Press Release: Hacked Off backs Newsquest Cumbria journalists striking over pay and conditions enforced by Newsquest

Newsquest, since taking over Cumbria Newspapers in March 2018, has made more than 100 staff redundant. These staff cuts have meant the loss of highly experienced journalists.


Journalists at Newsquest Cumbria have also received no pay rises since 2015 and only 2 pay rises in the past 11 years despite being asked to work dangerously long hours.


These events follow a pattern of large and often internationally owned publishing corporations taking over local titles, only to cut journalists’ jobs and require staff to relocate, often resulting in a decline in quality and standards.

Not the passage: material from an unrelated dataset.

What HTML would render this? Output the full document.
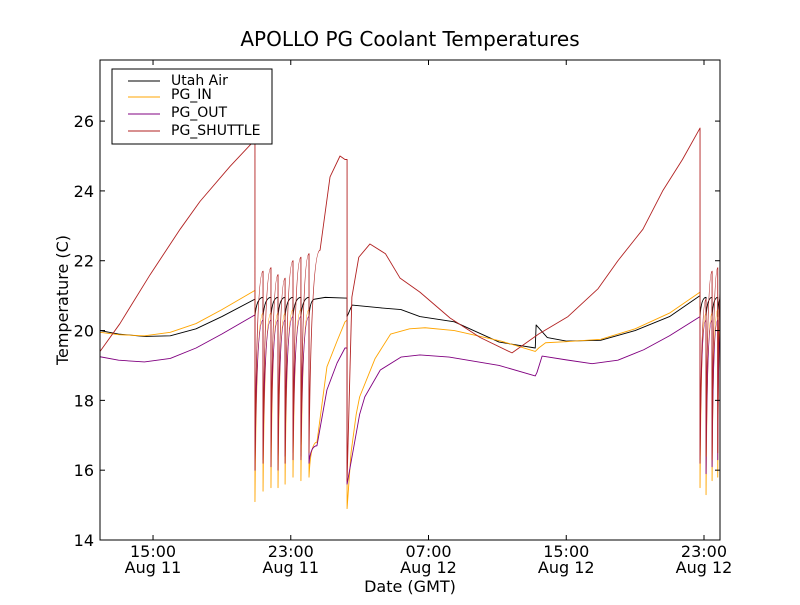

The National Union of Journalists said,

“The company claim this is necessary to put a loss-making business back on an even keel – yet when the newspapers were bought for £3.6m there was £5m in the bank and the company was breaking even, despite having to pay £1m each year into its pensions account to plug a historical deficit.

“Newsquest has invested millions – in buying the company, funding a massive redundancy programme and bringing in new technology which means that reporters – as well as researching and writing – now take photographs and write headlines and will soon be expected to input listings and letters. In no other successful or sustainable industry are people expected to work like this.”


Commenting on Newsquest’s actions, Hacked Off’s Director of Policy Nathan Sparkes said,

The business model of Newsquest and other large publishing corporations, of buying up local titles, gutting them of staff and resources, and expecting them to operate from a hub many miles from the communities they were established to serve, is a serious threat to the future of the local press in the United Kingdom.


“Action must be taken to protect journalists and the quality of the local press from the largest publishing companies, many of them compensating their executives far more generously than they fund the papers they own, which have prioritised profit over the welfare of their own employees and the quality of journalism their papers produce.”


Commenting on the journalists participating in the strike, Nathan Sparkes added,


“Without a strong, thriving and well-funded local journalism industry the UK cannot claim to have a truly free press.


The striking journalists in Cumbria, who are fighting to defend not only the quality of news reporting in Cumbria but to turn the tide on increasingly dangerous demands placed on journalists with few alternative options, deserve all of our support.”